POPULATION sex ratios have increased between 1991 and 2001 in practically all districts of Tamil Nadu. The only exceptions are Dharmapuri, where it has declined from an already low figure of 942 to 938, and Thoothukudi, where it has declined marginally from a high of 1,051 to 1,049 - still the highest in the State. As many as 17 out of 30 districts report a sex ratio in excess of the State average of 986. The southern districts - with the significant exceptions of Madurai and Theni - report sex ratios in excess of 1,000, while Chennai and its neighbouring districts of Tiruvallur and Kancheepuram as well as Coimbatore report somewhat lower sex ratios, reflecting in considerable part male in-migration from other districts for employment in industry. But there are at least two districts where sex ratios are considerably lower than the State average - Dharmapuri (938) and Salem (929) - for reasons other than sex selective migration. This becomes immediately evident if we look at child sex ratios(CSRs). While the Census Paper for Tamil Nadu does not give the district-wise CSRs for 2001, it gives the break-up of the population aged 0-6 years by sex, thus enabling one to work out the CSRs. Data on CSRs for 1991 for the 21 districts existing then have been worked out from the 1991 Census papers.
The CSR for Tamil Nadu declined from 948 in 1991 to 939 in 2001. Several districts have also shown declines. While in 1991, 12 out of the then existing 21 districts had a CSR greater than 960, in 2001 only nine out of the current 30 districts have a CSR exceeding 960. Seven districts have a CSR below 930 in 2001: Salem (826), Dharmapuri (878), Theni (893), Namakkal (896), Karur (923), Madurai (927) and Dindigul (929). These are also the districts where there is considerable evidence from the field of widespread practice of female infanticide (Frontline, July 11, 1997 and October 9, 1998). Besides these districts where the CSR is low, the district of Vellore has shown a sharp decline in CSR from 962 to 937. It is a fact that female infanticide is widespread in the Tirupathur division of this district as well as in some blocks of neighbouring Tiruvannamalai district.
The decline in CSRs is more widespread than it may appear at first sight.
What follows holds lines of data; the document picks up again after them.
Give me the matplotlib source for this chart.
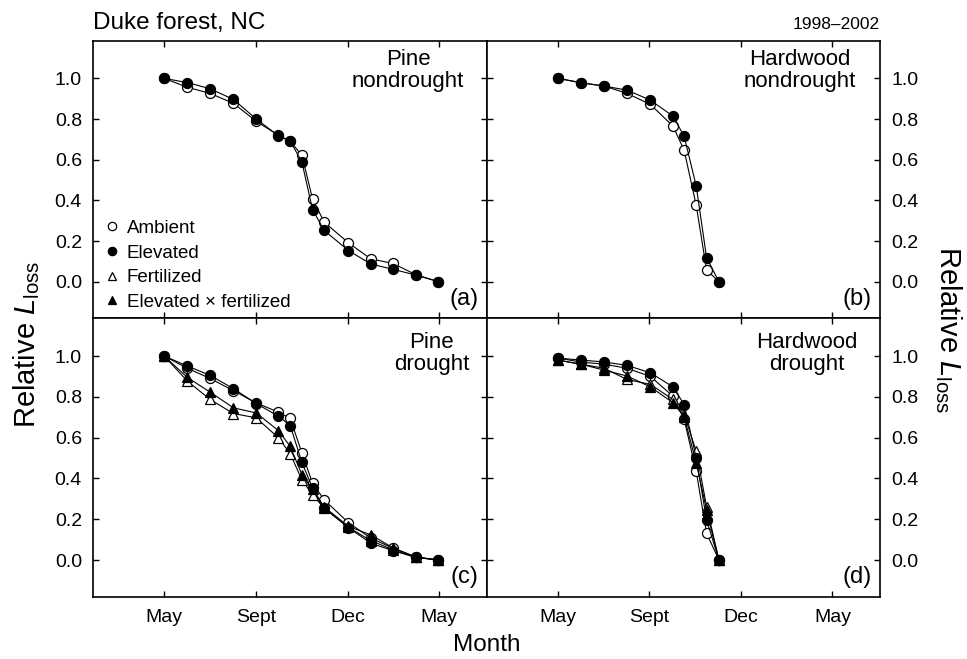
import matplotlib
matplotlib.use("Agg")
import matplotlib.pyplot as plt

plt.rcParams['font.family'] = ['Liberation Sans', 'DejaVu Sans']
plt.rcParams['mathtext.fontset'] = 'custom'
plt.rcParams['mathtext.rm'] = 'Liberation Sans'
plt.rcParams['mathtext.it'] = 'Liberation Sans:italic'

# x positions (tick index units: May, Sept, Dec, May)
pine_x = [0, 0.254, 0.502, 0.756, 1.004, 1.247, 1.375, 1.502, 1.618, 1.745, 2.01, 2.254, 2.494, 2.742, 2.99]
hard_x = [0, 0.258, 0.505, 0.756, 1.01, 1.258, 1.38, 1.512, 1.625, 1.76]
month_labels = ["May", "Sept", "Dec", "May"]

# (a) pine nondrought
a_amb = [1.0, 0.956, 0.926, 0.877, 0.789, 0.72, 0.69, 0.622, 0.408, 0.293, 0.191, 0.112, 0.090, 0.035, 0.0]
a_elev = [1.0, 0.979, 0.949, 0.896, 0.80, 0.717, 0.691, 0.589, 0.355, 0.252, 0.153, 0.087, 0.061, 0.033, 0.0]
# (b) hardwood nondrought
b_amb = [1.0, 0.978, 0.962, 0.926, 0.872, 0.765, 0.646, 0.375, 0.058, 0.0]
b_elev = [1.0, 0.978, 0.962, 0.942, 0.893, 0.814, 0.715, 0.470, 0.118, 0.0]
# (c) pine drought
c_amb = [1.0, 0.94, 0.89, 0.83, 0.77, 0.725, 0.694, 0.525, 0.377, 0.295, 0.183, 0.107, 0.058, 0.015, 0.0]
c_elev = [1.0, 0.951, 0.905, 0.84, 0.767, 0.705, 0.659, 0.479, 0.353, 0.254, 0.159, 0.082, 0.046, 0.013, 0.0]
c_fert = [1.0, 0.877, 0.787, 0.718, 0.697, 0.599, 0.521, 0.393, 0.32, 0.254, 0.16, 0.095, 0.05, 0.013, 0.0]
c_elfe = [1.0, 0.895, 0.823, 0.746, 0.721, 0.634, 0.557, 0.418, 0.348, 0.26, 0.165, 0.123, 0.06, 0.015, 0.0]
# (d) hardwood drought
d_amb = [0.99, 0.97, 0.96, 0.94, 0.90, 0.803, 0.689, 0.434, 0.131, 0.0]
d_elev = [0.99, 0.98, 0.971, 0.954, 0.918, 0.849, 0.762, 0.50, 0.197, 0.0]
d_fert = [0.98, 0.96, 0.94, 0.885, 0.861, 0.787, 0.713, 0.533, 0.262, 0.0]
d_elfe = [0.98, 0.959, 0.931, 0.902, 0.849, 0.771, 0.702, 0.476, 0.246, 0.0]

styles = {
    "Ambient": dict(marker="o", mfc="white"),
    "Elevated": dict(marker="o", mfc="black"),
    "Fertilized": dict(marker="^", mfc="white"),
    "Elevated \u00d7 fertilized": dict(marker="^", mfc="black"),
}

fig = plt.figure(figsize=(9.67, 6.59), dpi=100)
L, M, R = 0.0962, 0.5036, 0.910
B, H, T = 0.0945, 0.517, 0.9382
ax_a = fig.add_axes([L, H, M - L, T - H])
ax_b = fig.add_axes([M, H, R - M, T - H])
ax_c = fig.add_axes([L, B, M - L, H - B])
ax_d = fig.add_axes([M, B, R - M, H - B])

panels = [
    (ax_a, pine_x, [("Ambient", a_amb), ("Elevated", a_elev)], "Pine\nnondrought", 0.80, 0.97, "(a)"),
    (ax_b, hard_x, [("Ambient", b_amb), ("Elevated", b_elev)], "Hardwood\nnondrought", 0.795, 0.97, "(b)"),
    (ax_c, pine_x, [("Ambient", c_amb), ("Fertilized", c_fert), ("Elevated \u00d7 fertilized", c_elfe),
                    ("Elevated", c_elev)], "Pine\ndrought", 0.86, 0.95, "(c)"),
    (ax_d, hard_x, [("Ambient", d_amb), ("Fertilized", d_fert), ("Elevated \u00d7 fertilized", d_elfe),
                    ("Elevated", d_elev)], "Hardwood\ndrought", 0.813, 0.95, "(d)"),
]

for ax, x, series, name, tx, ty, tag in panels:
    for label, y in series:
        ax.plot(x, y, color="black", lw=0.8, ms=7.2, mec="black", mew=0.9,
                label=label, **styles[label])
    ax.set_xlim(-0.775, 3.52)
    ax.set_ylim(-0.18, 1.185)
    ax.set_xticks(range(4))
    ax.set_yticks([0, 0.2, 0.4, 0.6, 0.8, 1.0])
    ax.tick_params(direction="in", length=4, width=1, top=True, right=True,
                   labelsize=14, colors="black")
    ax.tick_params(axis="y", pad=8)
    ax.tick_params(axis="x", pad=9)
    for s in ax.spines.values():
        s.set_linewidth(1.2)
    ax.text(tx, ty, name, transform=ax.transAxes, ha="center", va="top",
            fontsize=16, linespacing=1.05)
    ax.text(0.978, 0.03, tag, transform=ax.transAxes, ha="right", va="bottom", fontsize=17)

for ax in (ax_a, ax_c):
    ax.yaxis.set_major_formatter(matplotlib.ticker.FormatStrFormatter("%.1f"))
for ax in (ax_b, ax_d):
    ax.tick_params(axis="y", labelleft=False, labelright=True)
    ax.yaxis.set_major_formatter(matplotlib.ticker.FormatStrFormatter("%.1f"))
for ax in (ax_a, ax_b):
    ax.tick_params(axis="x", labelbottom=False)
for ax in (ax_c, ax_d):
    ax.set_xticklabels(month_labels)

# legend in panel (a), markers only
handles = []
for label in styles:
    h, = ax_a.plot([], [], ls="none", ms=6, mec="black", mew=0.9, **styles[label])
    handles.append(h)
ax_a.legend(handles, list(styles), loc="lower left", bbox_to_anchor=(0.012, 0.0),
            frameon=False, fontsize=13.5, handlelength=0.7, handletextpad=0.45,
            labelspacing=0.4, borderaxespad=0.2, borderpad=0.2)

fig.text(L, 0.956, "Duke forest, NC", fontsize=17.5, ha="left", va="baseline")
fig.text(R, 0.956, "1998\u20132002", fontsize=12.5, ha="right", va="baseline")
fig.text(0.5036, 0.012, "Month", fontsize=17.5, ha="center", va="baseline")
ylab = "Relative $\\mathit{L}_{\\mathrm{loss}}$"
fig.text(0.027, 0.478, ylab, fontsize=21, rotation=90, ha="center", va="center")
fig.text(0.981, 0.50, ylab, fontsize=21, rotation=270, ha="center", va="center")

fig.savefig("out.png", dpi=100)
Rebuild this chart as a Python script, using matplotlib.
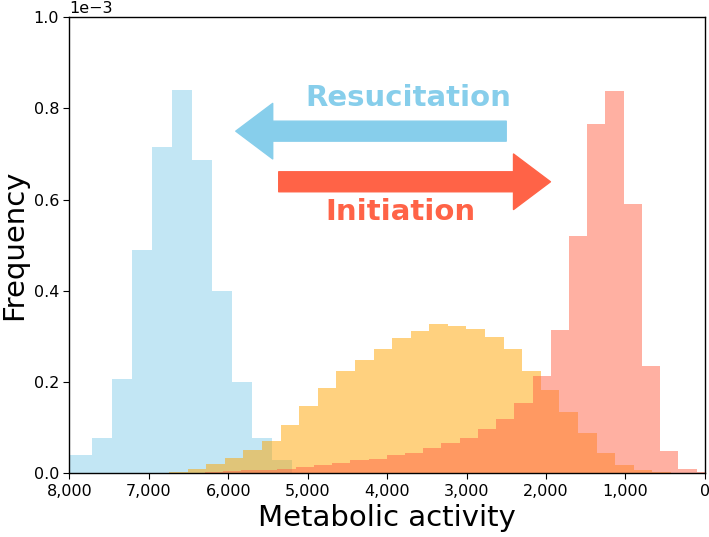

If one takes a look at the 1991 CSRs of the districts of Chengai (now, Tiruvallur and Kancheepuram), Viluppuram (now, Viluppuram and Cuddalore) and Tiruchirapalli (now, Karur, Perambalur, Ariyalur and Tiruchirapalli), and the CSRs in 2001 of the new districts carved out of them, this becomes evident. In all the cases, the CSR of each one of the newly constituted districts in 2001 is lower than that in 1991 of the district out of which it was carved.
Perhaps the most worrying message of the 2001 Census for Tamil Nadu is that unless efforts on a mass scale are urgently taken to address the issues of patriarchy, son preference and the neglect or worse in relation to the female foetus, infant and child, the decline in birth rates which are often celebrated unthinkingly by policymakers may well have been bought at the cost of grave gender inequality, with its own devastating long-run consequences. Universalisation of the small family norm without a concomitant attack on son preference, and in the context of a largely commercialised medical profession for whom ethical concerns are not high on the agenda, and an overall permissive atmosphere where State or community intervention is generally frowned upon, can be disastrous for the gender balance of a population.
Venkatesh Athreya is Professor and Head of the Department of Economics, Bharathidasan University, Tiruchirapalli.